As I said, a Senate inquiry has looked into this bill, and it has shed even more light on the community benefits principles and the uncertainty surrounding them. In their report, coalition Senators Dean Smith, from my home state of Western Australia, and Andrew Bragg noted that the lack of clarity regarding community benefits principles may significantly increase project costs. How does that help anybody in Australia? In fact, Senator Smith questioned witnesses about their knowledge of a union agreement requirement. This is what Senator Smith said:
The AMWU has told this committee, when it was considering the Future Made in Australia Act, that these requirements—the community benefit principles—would require a requirement for a union agreement. Is that your understanding of the community benefit principles, and would you agree with that?
The Minerals Council of Australia would be alive to the risks of this to the mining industry. They have been very emphatic about the risk that these agreements would pose, but they also noted, on top of that, the duplicative administrative burden in their submission to the inquiry. This is what they said:
The Australian minerals industry produces critical minerals utilising world leading sustainability standards, including best practice environmental management and community engagement.
They then said:
… there are already extensive and rigorous approvals process that mining and mineral processing projects must adhere to makes this an unnecessary and duplicative feature of the CMPTI.
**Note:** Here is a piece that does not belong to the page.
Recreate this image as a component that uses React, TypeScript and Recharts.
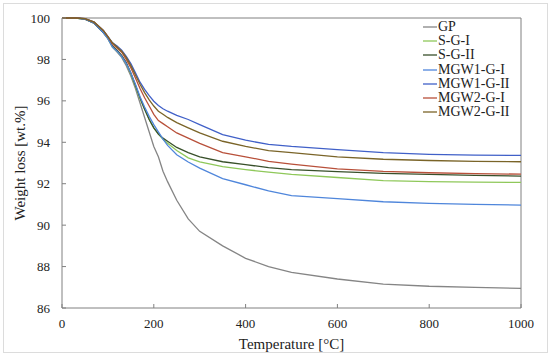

Senator Bragg and Senator Smith, in their report, also noted:
Treasury acknowledged during the inquiry hearing that the lack of detail contained within the bill, leads to high compliance costs for businesses—with as much as … $100,000 in its very first year.
The Australian Chamber of Commerce and Industry said:
The additional engagement processes required by the community benefits principles parallel existing requirements of the planning and approval processes. This is simply adding a further layer of administration and compliance, without any clear benefit.
The Chamber of Minerals and Energy of Western Australia said that the community benefits principles would provide no benefit whilst providing additional costs to businesses. They said:
Introducing CBPs with separate reporting requirements under the FMA will introduce additional compliance burden and duplication without enhancing the benefits to Australian communities.
There you have it. There is a bill. It will go through the Senate with the support of the Australian Greens. It doesn't do what Mr Albanese told the Australian people it would do. In fact, it does the opposite. There is the additional compliance burden, the additional regulatory cost, which is clearly stated in Labor's own impact analysis. It says you will actually possibly do more to harm our industry, with additional red tape, than you will to benefit it. But I think the most telling part of this is that the bill will go through with the support of the Australian Greens, and they've made it clear that, if there's a minority government in this country, they will make further changes in this regard.
Quite frankly, for a party that is doing everything in its power to destroy the mining industry in this country, God help Australia.